Further, I have perused the entire record of the lower Court and from pages 8 up to 12 of the judgment of the lower Court, the trial Chief Magistrate properly analyzed and discussed the prosecution and the defence evidence and came to the right conclusion and decision.  It is my finding that the trial Chief Magistrate never erred in law and fact while he was evaluating the evidence of both the prosecution and the defence.  Therefore, I find grounds 1,2,3, and 4 of appeal in the negative.


5.         Conclusion

In closing and in consideration of the prosecution and defence evidence; the submissions by both Counsel for the parties, the law applicable to this appeal and my own analysis of this appeal.   I hold that this appeal has no merit.  It is accordingly dismissed.  The conviction and sentence of the trial Court are upheld.

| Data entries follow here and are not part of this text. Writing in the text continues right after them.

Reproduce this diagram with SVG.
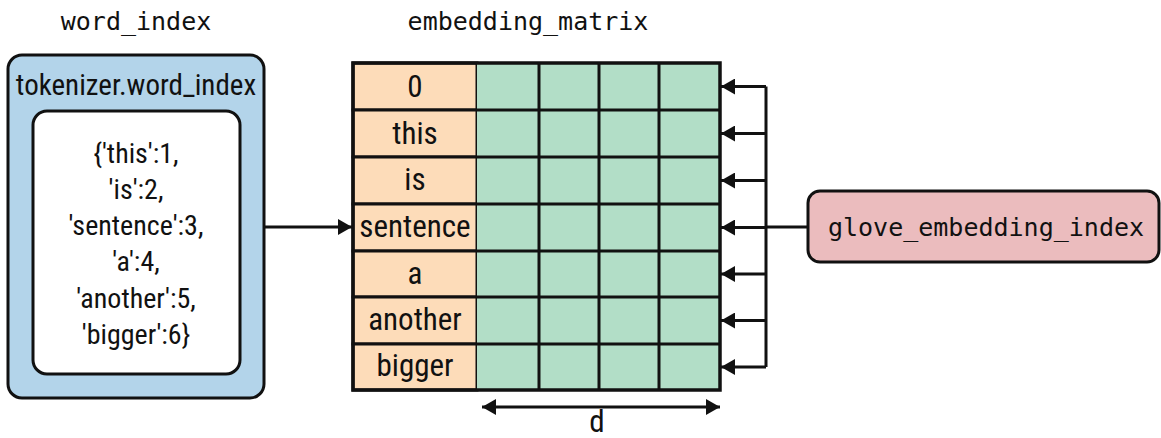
<svg xmlns="http://www.w3.org/2000/svg" width="1161" height="438" viewBox="0 0 1161 438">
<style>
.mono{font-family:"DejaVu Sans Mono","Liberation Mono",monospace;font-size:25px;fill:#111}
.lbl{font-family:"Liberation Sans Narrow","Roboto Condensed","Liberation Sans",sans-serif;font-size:31px;fill:#111;text-anchor:middle}
.ttl{font-family:"Liberation Sans Narrow","Roboto Condensed","Liberation Sans",sans-serif;font-size:29px;fill:#111;text-anchor:middle}
.dict{font-family:"Liberation Sans Narrow","Roboto Condensed","Liberation Sans",sans-serif;font-size:28px;fill:#111;text-anchor:middle}
.key{fill:#fddcb9;stroke:#111;stroke-width:3}
.ln{stroke:#111;stroke-width:3;fill:none}
</style>
<defs>
<marker id="ah" viewBox="0 0 14 16" refX="14" refY="8" markerWidth="14" markerHeight="16" markerUnits="userSpaceOnUse" orient="auto-start-reverse">
<path d="M0,0 L14,8 L0,16 z" fill="#111"/>
</marker>
</defs>

<text class="mono" x="136" y="30" text-anchor="middle">word_index</text>
<text class="mono" x="528" y="30" text-anchor="middle">embedding_matrix</text>

<g id="word_index">
<rect x="8" y="55" width="256" height="343" rx="14" fill="#b3d4ea" stroke="#111" stroke-width="3"/>
<text class="ttl" x="136" y="95">tokenizer.word_index</text>
<rect x="33" y="111" width="207" height="263" rx="14" fill="#fff" stroke="#111" stroke-width="3"/>
<text class="dict" x="136" y="163">{'this':1,</text>
<text class="dict" x="136" y="199">'is':2,</text>
<text class="dict" x="136" y="235">'sentence':3,</text>
<text class="dict" x="136" y="271">'a':4,</text>
<text class="dict" x="136" y="308">'another':5,</text>
<text class="dict" x="136" y="344">'bigger':6}</text>
</g>

<g id="embedding_matrix">
<rect class="key" x="353" y="63" width="124" height="47"/>
<rect class="key" x="353" y="110" width="124" height="47"/>
<rect class="key" x="353" y="157" width="124" height="47"/>
<rect class="key" x="353" y="204" width="124" height="47"/>
<rect class="key" x="353" y="251" width="124" height="46"/>
<rect class="key" x="353" y="297" width="124" height="47"/>
<rect class="key" x="353" y="344" width="124" height="46"/>
<rect x="477" y="63" width="243" height="327" fill="#b2dec7"/>
<path class="ln" d="M477,110H720M477,157H720M477,204H720M477,251H720M477,297H720M477,344H720M539,63V390M599,63V390M659,63V390"/>
<rect x="353" y="63" width="367" height="327" fill="none" stroke="#111" stroke-width="3.5"/>
<text class="lbl" x="415" y="97">0</text>
<text class="lbl" x="415" y="144">this</text>
<text class="lbl" x="415" y="190">is</text>
<text class="lbl" x="415" y="237">sentence</text>
<text class="lbl" x="415" y="284">a</text>
<text class="lbl" x="415" y="330">another</text>
<text class="lbl" x="415" y="376">bigger</text>
</g>

<g id="glove_embedding_index">
<rect x="808" y="191" width="351" height="71" rx="12" fill="#ebbcbe" stroke="#111" stroke-width="3"/>
<text class="mono" x="986" y="236" text-anchor="middle">glove_embedding_index</text>
</g>

<g id="connectors">
<line class="ln" x1="264" y1="227" x2="352" y2="227" marker-end="url(#ah)"/>
<line class="ln" x1="808" y1="227" x2="766" y2="227"/>
<path class="ln" d="M766,86.5V367"/>
<line class="ln" x1="766" y1="86.5" x2="721" y2="86.5" marker-end="url(#ah)"/>
<line class="ln" x1="766" y1="133.5" x2="721" y2="133.5" marker-end="url(#ah)"/>
<line class="ln" x1="766" y1="180.5" x2="721" y2="180.5" marker-end="url(#ah)"/>
<line class="ln" x1="766" y1="227.5" x2="721" y2="227.5" marker-end="url(#ah)"/>
<line class="ln" x1="766" y1="274" x2="721" y2="274" marker-end="url(#ah)"/>
<line class="ln" x1="766" y1="320.5" x2="721" y2="320.5" marker-end="url(#ah)"/>
<line class="ln" x1="766" y1="367" x2="721" y2="367" marker-end="url(#ah)"/>
<line class="ln" x1="482" y1="407" x2="720" y2="407" marker-start="url(#ah)" marker-end="url(#ah)"/>
<text class="lbl" x="597" y="432">d</text>
</g>
</svg>
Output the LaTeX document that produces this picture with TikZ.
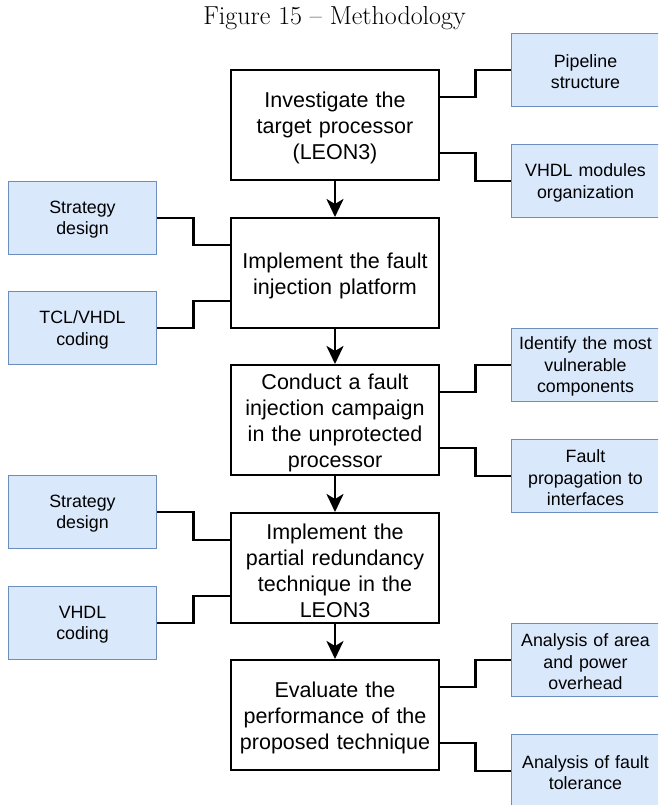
\documentclass[tikz,border=0pt]{standalone}
\usepackage{fontspec}
\newfontfamily\arialf{Liberation Sans}
\usetikzlibrary{calc,arrows.meta}
\definecolor{bluefill}{HTML}{DAE8FC}
\definecolor{blueline}{HTML}{6C8EBF}
\tikzset{
  mainbox/.style={draw=black, line width=2pt, fill=white, minimum width=208pt, minimum height=110pt, inner sep=0pt},
  maintext/.style={text width=204pt, align=center, inner sep=0pt, yshift=-2.5pt, font=\arialf\fontsize{21.5}{26}\selectfont},
  sidebox/.style={draw=blueline, line width=1.6pt, fill=bluefill, minimum width=148pt, minimum height=73pt, inner sep=0pt},
  sidetext/.style={text width=146pt, align=center, inner sep=0pt, yshift=-1.8pt, font=\arialf\fontsize{17.8}{21.5}\selectfont},
  conn/.style={line width=2.6pt, black},
  flow/.style={line width=2.6pt, black, -{Stealth[length=18pt, width=17pt, inset=5pt]}},
}
\begin{document}
\begin{tikzpicture}[x=1pt, y=-1pt]
\useasboundingbox (0,0) rectangle (658,805);
\clip (0,0) rectangle (658,805);
\node[anchor=base, font=\fontsize{26}{30}\selectfont] (title) at (334.5,25) {Figure 15 -- Methodology};

\node[mainbox, label={[maintext]center:{Investigate the\\target processor\\(LEON3)}}] (m1) at (335,125) {};
\node[mainbox, label={[maintext]center:{Implement the fault\\injection platform}}] (m2) at (335,273) {};
\node[mainbox, label={[maintext]center:{Conduct a fault\\injection campaign\\in the unprotected\\processor}}] (m3) at (335,420) {};
\node[mainbox, label={[maintext]center:{Implement the\\partial redundancy\\technique in the\\LEON3}}] (m4) at (335,568) {};
\node[mainbox, label={[maintext]center:{Evaluate the\\performance of the\\proposed technique}}] (m5) at (335,715) {};

\node[sidebox, label={[sidetext]center:{Pipeline\\structure}}] (r1) at (585.5,70) {};
\node[sidebox, label={[sidetext]center:{VHDL modules\\organization}}] (r2) at (585.5,181) {};
\node[sidebox, label={[sidetext]center:{Identify the most\\vulnerable\\components}}] (r3) at (585.5,365) {};
\node[sidebox, label={[sidetext]center:{Fault\\propagation to\\interfaces}}] (r4) at (585.5,476) {};
\node[sidebox, label={[sidetext]center:{Analysis of area\\and power\\overhead}}] (r5) at (585.5,660) {};
\node[sidebox, label={[sidetext]center:{Analysis of fault\\tolerance}}] (r6) at (585.5,771) {};

\node[sidebox, label={[sidetext]center:{Strategy\\design}}] (l1) at (82.5,218) {};
\node[sidebox, label={[sidetext]center:{TCL/VHDL\\coding}}] (l2) at (82.5,328) {};
\node[sidebox, label={[sidetext]center:{Strategy\\design}}] (l3) at (82.5,512) {};
\node[sidebox, label={[sidetext]center:{VHDL\\coding}}] (l4) at (82.5,623) {};

\draw[flow] (m1.south) -- (m2.north);
\draw[flow] (m2.south) -- (m3.north);
\draw[flow] (m3.south) -- (m4.north);
\draw[flow] (m4.south) -- (m5.north);

% right connectors
\foreach \m/\a/\b in {m1/r1/r2, m3/r3/r4, m5/r5/r6}{
  \coordinate (pa) at ($(\m.north east)!0.25!(\m.south east)$);
  \coordinate (pb) at ($(\m.north east)!0.75!(\m.south east)$);
  \draw[conn] (pa) -| ($(pa)!0.5!(\a.west)$) |- (\a.west);
  \draw[conn] (pb) -| ($(pb)!0.5!(\b.west)$) |- (\b.west);
}
% left connectors
\foreach \m/\a/\b in {m2/l1/l2, m4/l3/l4}{
  \coordinate (pa) at ($(\m.north west)!0.25!(\m.south west)$);
  \coordinate (pb) at ($(\m.north west)!0.75!(\m.south west)$);
  \draw[conn] (\a.east) -| ($(pa)!0.5!(\a.east)$) |- (pa);
  \draw[conn] (\b.east) -| ($(pb)!0.5!(\b.east)$) |- (pb);
}
\end{tikzpicture}
\end{document}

Dated at Kampala this 27th day of June, 2016.




Joseph Murangira





Criminal appeal no.82 of 2015 (Arising from criminal case/traffic offence no. 90 of 2012)

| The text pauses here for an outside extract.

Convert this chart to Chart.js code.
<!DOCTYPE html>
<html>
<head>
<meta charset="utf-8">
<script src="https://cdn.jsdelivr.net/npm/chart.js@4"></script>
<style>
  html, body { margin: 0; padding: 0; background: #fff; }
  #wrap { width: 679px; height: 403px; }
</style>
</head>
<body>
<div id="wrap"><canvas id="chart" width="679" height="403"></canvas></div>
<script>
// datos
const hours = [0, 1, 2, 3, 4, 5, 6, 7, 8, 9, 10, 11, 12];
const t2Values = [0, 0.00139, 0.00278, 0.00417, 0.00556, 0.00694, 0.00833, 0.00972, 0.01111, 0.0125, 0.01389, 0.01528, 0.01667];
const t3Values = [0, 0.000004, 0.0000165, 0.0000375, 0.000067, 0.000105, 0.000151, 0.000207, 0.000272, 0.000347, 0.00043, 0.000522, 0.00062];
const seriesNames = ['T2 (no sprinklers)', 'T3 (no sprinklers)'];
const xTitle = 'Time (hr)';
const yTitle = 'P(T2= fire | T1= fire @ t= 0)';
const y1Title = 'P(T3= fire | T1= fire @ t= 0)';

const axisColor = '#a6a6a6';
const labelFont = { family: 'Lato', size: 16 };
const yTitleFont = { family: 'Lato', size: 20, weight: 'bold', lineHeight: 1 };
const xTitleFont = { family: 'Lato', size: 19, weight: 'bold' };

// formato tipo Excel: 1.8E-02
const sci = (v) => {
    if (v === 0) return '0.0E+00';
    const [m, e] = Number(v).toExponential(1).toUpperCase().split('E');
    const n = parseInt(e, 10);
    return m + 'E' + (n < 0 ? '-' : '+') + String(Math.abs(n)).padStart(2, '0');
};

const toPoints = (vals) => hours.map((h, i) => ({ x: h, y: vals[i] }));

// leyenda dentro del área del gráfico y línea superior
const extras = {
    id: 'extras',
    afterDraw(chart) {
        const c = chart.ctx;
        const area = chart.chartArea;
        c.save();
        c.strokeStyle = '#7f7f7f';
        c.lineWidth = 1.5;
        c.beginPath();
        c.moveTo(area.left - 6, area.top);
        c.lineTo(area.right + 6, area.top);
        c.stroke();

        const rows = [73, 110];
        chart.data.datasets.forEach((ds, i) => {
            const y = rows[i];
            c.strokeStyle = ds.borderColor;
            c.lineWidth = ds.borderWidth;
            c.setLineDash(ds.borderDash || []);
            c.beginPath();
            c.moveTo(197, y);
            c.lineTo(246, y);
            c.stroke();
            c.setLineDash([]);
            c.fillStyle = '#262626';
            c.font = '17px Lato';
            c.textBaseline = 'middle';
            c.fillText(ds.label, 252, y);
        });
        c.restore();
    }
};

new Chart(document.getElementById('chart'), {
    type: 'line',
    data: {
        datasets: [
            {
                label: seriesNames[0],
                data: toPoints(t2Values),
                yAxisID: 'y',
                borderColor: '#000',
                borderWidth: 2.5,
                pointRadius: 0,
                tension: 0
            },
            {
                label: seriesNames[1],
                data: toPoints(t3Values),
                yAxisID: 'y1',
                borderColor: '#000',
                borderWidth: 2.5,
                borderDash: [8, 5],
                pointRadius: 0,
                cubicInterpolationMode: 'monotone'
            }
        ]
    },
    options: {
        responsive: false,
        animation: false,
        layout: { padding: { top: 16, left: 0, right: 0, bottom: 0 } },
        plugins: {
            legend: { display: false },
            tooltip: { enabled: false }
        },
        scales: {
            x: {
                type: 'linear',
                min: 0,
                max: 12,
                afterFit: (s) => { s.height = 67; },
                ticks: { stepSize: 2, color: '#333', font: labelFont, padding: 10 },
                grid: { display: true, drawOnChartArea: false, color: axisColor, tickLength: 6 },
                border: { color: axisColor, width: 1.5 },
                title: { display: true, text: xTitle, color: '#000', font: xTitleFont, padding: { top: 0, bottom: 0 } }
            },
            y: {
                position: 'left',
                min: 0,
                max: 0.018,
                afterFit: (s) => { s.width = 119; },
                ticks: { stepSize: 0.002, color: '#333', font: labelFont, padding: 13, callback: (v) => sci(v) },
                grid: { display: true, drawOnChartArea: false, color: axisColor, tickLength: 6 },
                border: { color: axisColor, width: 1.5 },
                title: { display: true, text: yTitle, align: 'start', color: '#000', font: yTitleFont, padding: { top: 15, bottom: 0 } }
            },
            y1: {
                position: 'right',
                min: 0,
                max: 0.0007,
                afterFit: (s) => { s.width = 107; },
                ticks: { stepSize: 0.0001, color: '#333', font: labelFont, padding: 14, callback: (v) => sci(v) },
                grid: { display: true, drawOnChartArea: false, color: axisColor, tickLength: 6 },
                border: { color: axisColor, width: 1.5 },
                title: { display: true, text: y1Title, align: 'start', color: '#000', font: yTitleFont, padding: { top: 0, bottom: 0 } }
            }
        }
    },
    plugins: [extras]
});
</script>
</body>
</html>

LUTU ABDUL :::::::::::::::::::::::::::::::::::::::::::::::::::::::::::::::::::APPELLANT


UGANDA:::::::::::::::::::::::::::::::::::::::::::::::::::::::::::::::::::::::::: RESPONDENT


The appellant is in Court.

His lawyer Kiwanuka Abdallah from M/S Lukwago & C. Advocates is absent.

Mr. Senkeezi Stephen from M/S Senkeezi – Ssali Advocates & Legal consultants stands in for Mr. Kiwanuka Abdallah at the request of the Court.


Ms. Kyomugisha Barbra the State Attorney for the respondent is present.

Ms. Margaret Kakunguru the clerk is in Court.


Court:  Judgment is delivered to the parties.

Right of Appeal is explained to the parties.